Child rights advocate; Nicole Cole, is urging Government to work expeditiously to ensure that the Juvenile Justice Reform Bill is presented in Parliament by the new deadline.
Cole, who sits on the Rights of the Child Commission (ROCC) representing the Women and Gender Equality Commission (WGEC), expressed disappointment that the Bill has not yet been laid in Parliament when Government had earlier promised to have it presented this month.
“We have to get this important Bill passed. If the Bill remains on the shelf, where it has been for almost 10 years now, then we will not get anywhere. Children are still being charged for wandering, and that bothers me. That is something we need to address immediately,” she urged.
The outspoken rights advocate said that the Bill contains some “revolutionary ideas” that would assist with the overall protection of children. She also referred to the Bill seeking to address the abolishment of truancy and wandering as crimes.
“The revolutionary thing in this Bill is it will take into account the child’s mental health to evaluate before you institutionalise a child. It takes into account the rights of the child,” she asserted.
Cole said this is important — so that the child gets the required care and attention that he/she needs. Further, she said it puts the family and/or relatives of these children to better respond to their children’s needs.
Asked whether she thinks the Police may target certain communities where they arrest children for truancy, the ROCC official related that while she does not think that might be the case, she thinks children who fall in the poor and underprivileged bracket are mostly charged.
Overall, Cole said, the Bill helps to create a more modern system of dealing with juvenile justice, and will ensure that Guyana confirms with the United Nations Convention on the Rights of the Child, which states that no one should be allowed to punish children in a cruel or harmful way.
“Children who break the law should not be treated cruelly; they should not be put in prison with adults.
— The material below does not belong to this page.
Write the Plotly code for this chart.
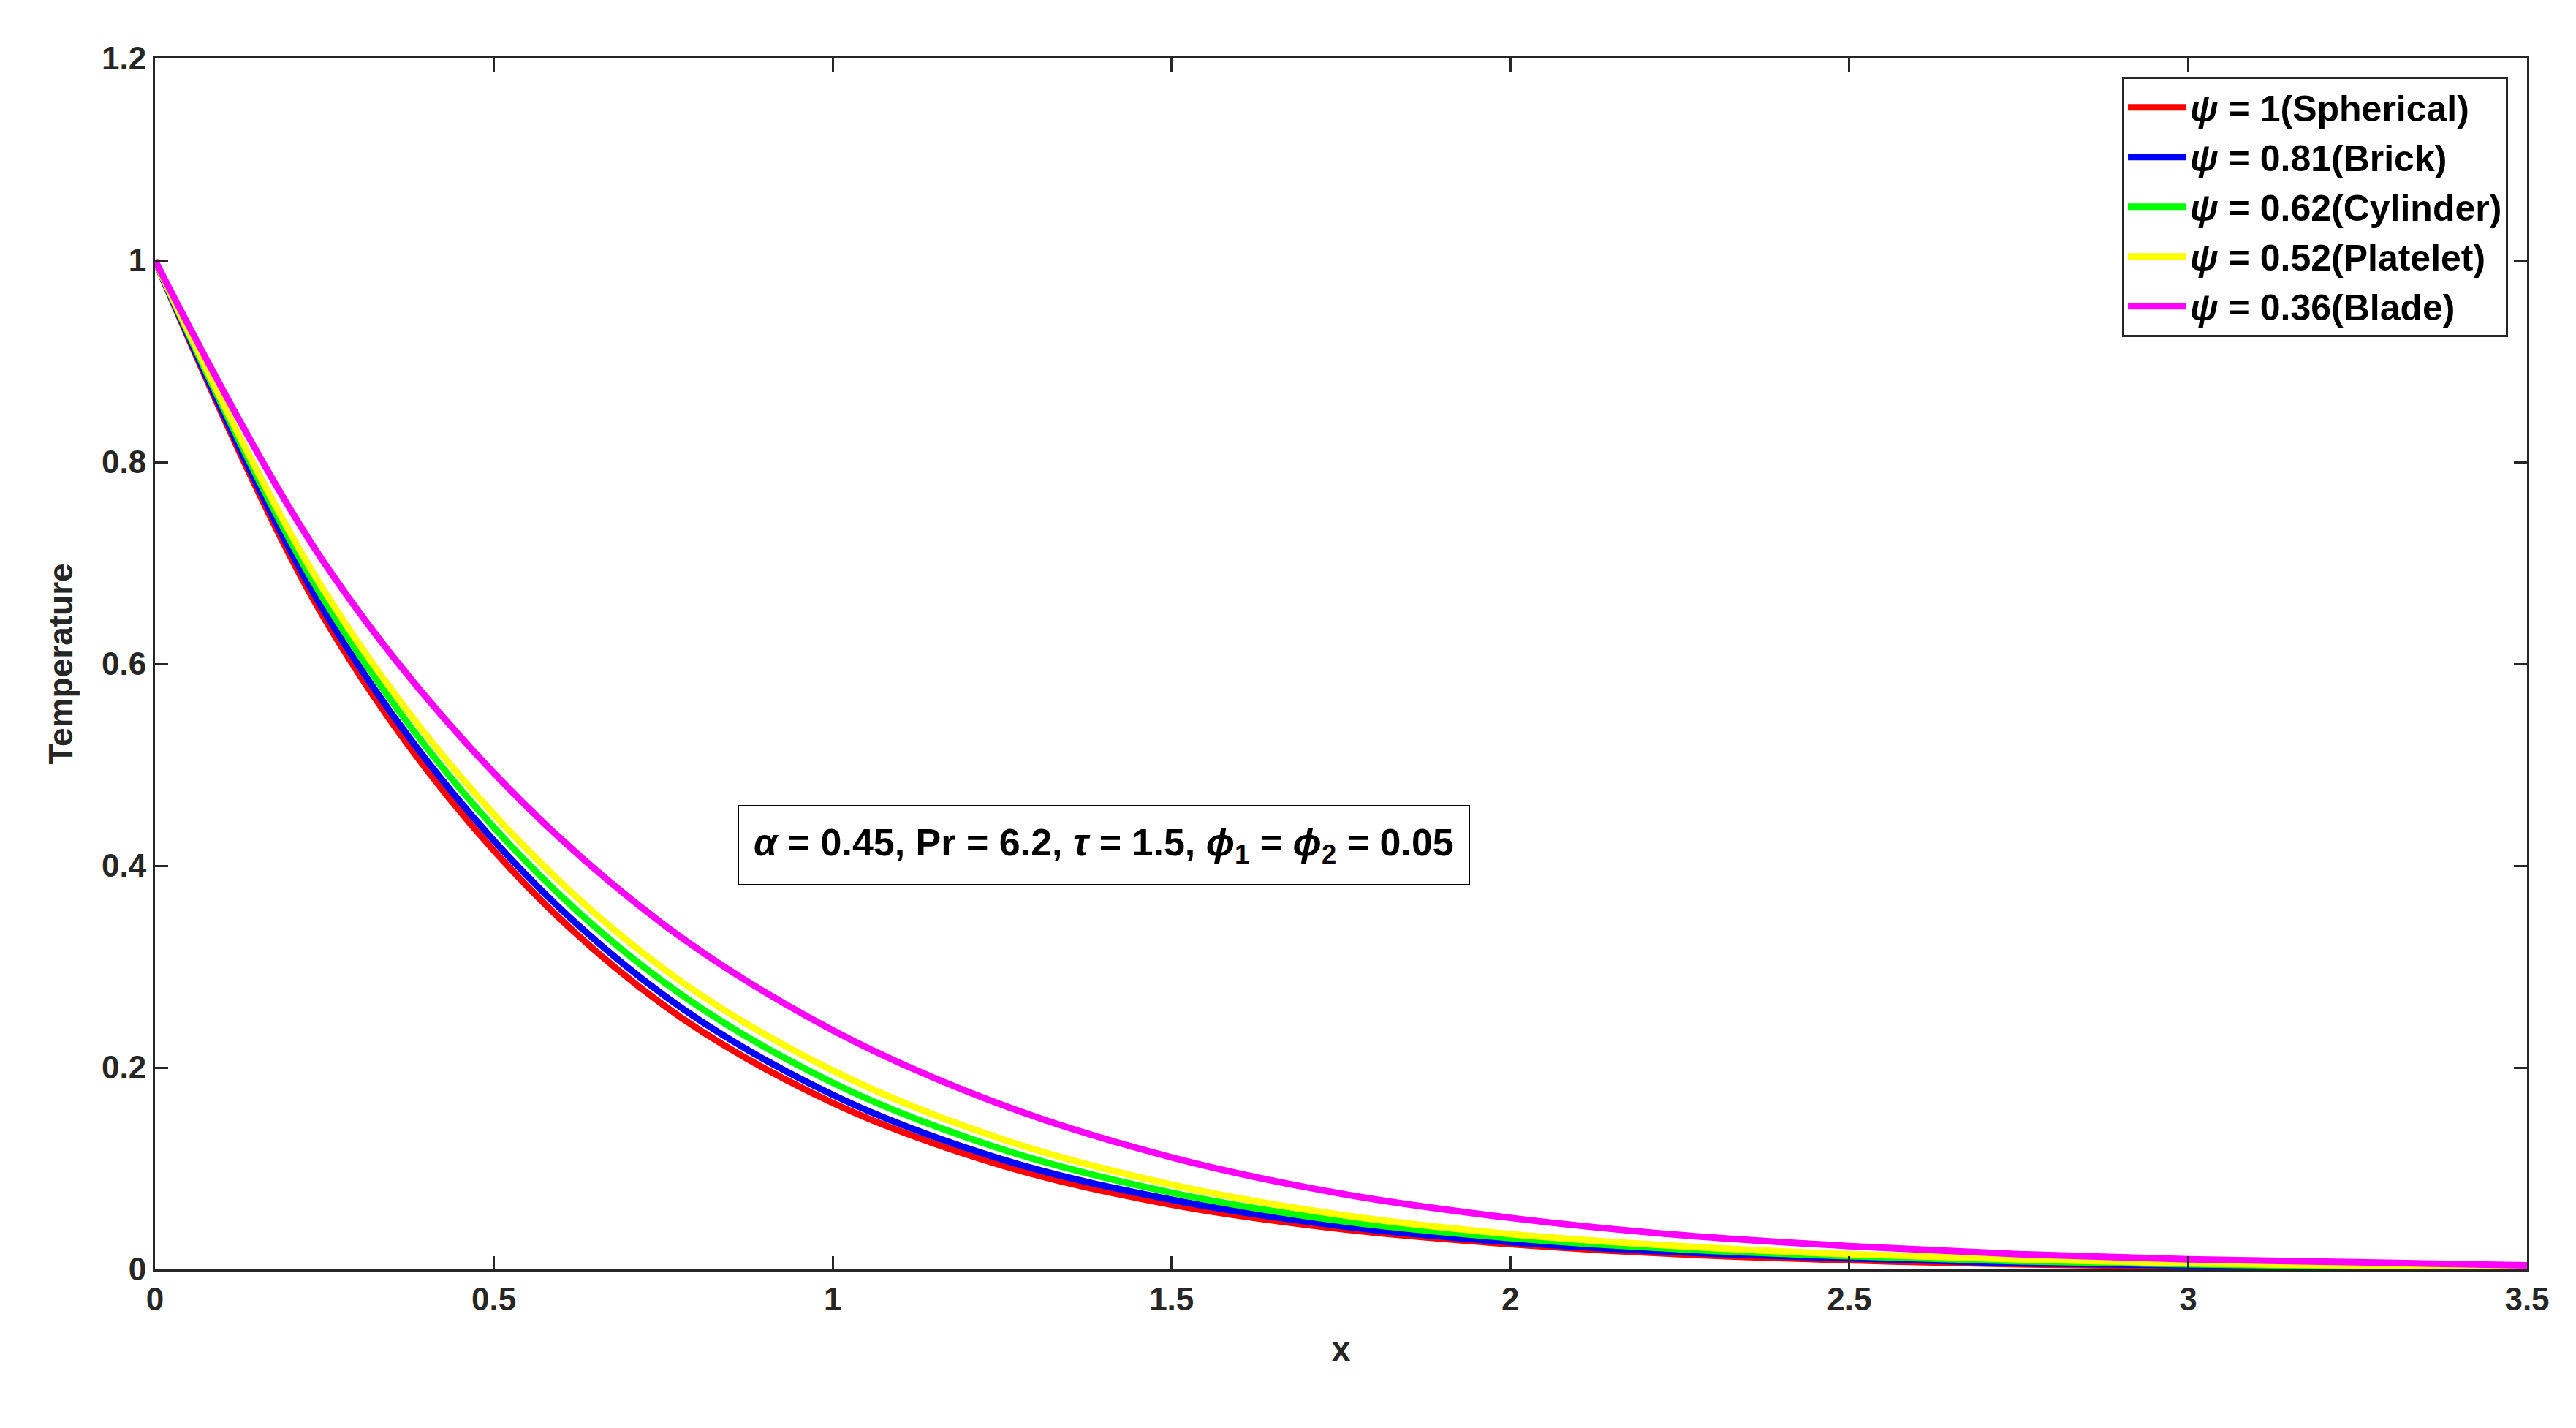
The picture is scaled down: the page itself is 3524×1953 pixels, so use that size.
import plotly.graph_objects as go

x = [0, 0.25, 0.5, 0.75, 1.0, 1.25, 1.5, 1.75, 2.0, 2.25, 2.5, 2.75, 3.0, 3.25, 3.5]
names = ["<i>ψ</i> = 1(Spherical)", "<i>ψ</i> = 0.81(Brick)", "<i>ψ</i> = 0.62(Cylinder)",
         "<i>ψ</i> = 0.52(Platelet)", "<i>ψ</i> = 0.36(Blade)"]
colors = ["#ff0000", "#0000ff", "#00ff00", "#ffff00", "#ff00ff"]
y_sph = [1, 0.645, 0.415, 0.262, 0.165, 0.103, 0.064, 0.040, 0.025, 0.015, 0.009, 0.005, 0.003, 0.002, 0.001]
y_bri = [1, 0.652, 0.425, 0.272, 0.173, 0.109, 0.069, 0.043, 0.027, 0.017, 0.011, 0.006, 0.004, 0.002, 0.001]
y_cyl = [1, 0.663, 0.438, 0.285, 0.185, 0.119, 0.076, 0.048, 0.031, 0.020, 0.013, 0.008, 0.005, 0.003, 0.002]
y_pla = [1, 0.672, 0.451, 0.298, 0.197, 0.129, 0.084, 0.054, 0.035, 0.023, 0.015, 0.010, 0.006, 0.004, 0.002]
y_bla = [1, 0.700, 0.492, 0.342, 0.237, 0.163, 0.111, 0.075, 0.051, 0.034, 0.023, 0.015, 0.010, 0.007, 0.004]
series = [y_sph, y_bri, y_cyl, y_pla, y_bla]
xticks = [0, 0.5, 1, 1.5, 2, 2.5, 3, 3.5]
xtick_labels = ["0", "0.5", "1", "1.5", "2", "2.5", "3", "3.5"]
yticks = [0, 0.2, 0.4, 0.6, 0.8, 1.0, 1.2]
ytick_labels = ["0", "0.2", "0.4", "0.6", "0.8", "1", "1.2"]

fig = go.Figure()
for n, c, y in zip(names, colors, series):
    fig.add_trace(go.Scatter(x=x, y=y, name="<b>" + n + "</b>", mode="lines",
                             line=dict(color=c, width=9, shape="spline")))

ax = dict(showline=True, linecolor="#262626", linewidth=3, mirror="ticks", ticks="inside",
          ticklen=18, tickwidth=3, tickcolor="#262626", showgrid=False, zeroline=False,
          tickfont=dict(family="Liberation Sans", size=44, color="#262626"))
fig.update_layout(
    width=3524, height=1953, plot_bgcolor="white", paper_bgcolor="white",
    margin=dict(l=204, r=75, t=72, b=225),
    font=dict(family="Liberation Sans", size=44, color="#262626"),
    xaxis=dict(range=[0, 3.5], tickvals=xticks, ticktext=["<b>%s</b>" % t for t in xtick_labels],
               title=dict(text="<b>x</b>", font=dict(size=46), standoff=30), **ax),
    yaxis=dict(range=[0, 1.2], tickvals=yticks, ticktext=["<b>%s</b>" % t for t in ytick_labels],
               title=dict(text="<b>Temperature</b>", font=dict(size=46), standoff=25), **ax),
    legend=dict(x=0.992, y=0.985, xanchor="right", yanchor="top", bordercolor="#262626",
                borderwidth=3, bgcolor="white", font=dict(size=50, color="black"),
                itemwidth=80, tracegroupgap=0),
    annotations=[dict(x=1.40, y=0.42, xref="x", yref="y", showarrow=False,
                      text="<b><i>α</i> = 0.45, Pr = 6.2, <i>τ</i> = 1.5, <i>ϕ</i><sub>1</sub> = <i>ϕ</i><sub>2</sub> = 0.05</b>",
                      font=dict(size=52, color="black"), bordercolor="black", borderwidth=2,
                      borderpad=20, bgcolor="white")],
)
fig.write_html("out.html")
They should be able to keep in contact with their families, and should not be sentenced to death, or life imprisonment without the possibility of release,” Cole said, while quoting the UN Convention article.
Public Security Minister Khemraj Ramjattan, who is responsible for the Bill, had said that jails are not the place where young people who have committed offences should be placed. He said the Bill will make sweeping changes to existing legislation, including raising the age of criminal responsibility from 10 years.
The minister has said that once the Bill is made law, magistrates and the Magistrates’ Courts will have to be trained on juvenile justice matters. Halfway houses and a number of infrastructures to take care of juveniles will also be a priority, and social workers will have to be employed in these institutions.
In 2016, a Commission of Inquiry into a deadly prison fire had recommended strong programmes for alternative community-based sentencing to be put in place, because of rampant overcrowding in the prisons and the risk of first time offenders being corrupted by hardened criminals.
The draft Bill was conceived in 2004 under the People’s Progressive Party/Civic (PPP/C) Administration with support and input from UNICEF. The first draft was produced in 2007 after a series of consultations and submissions by stakeholders, inclusive of the ROCC; however, progress was delayed and efforts to revive the process began in 2014. The 11-part Bill makes provision for establishment of facilities to enable the rehabilitation and education of juvenile offenders.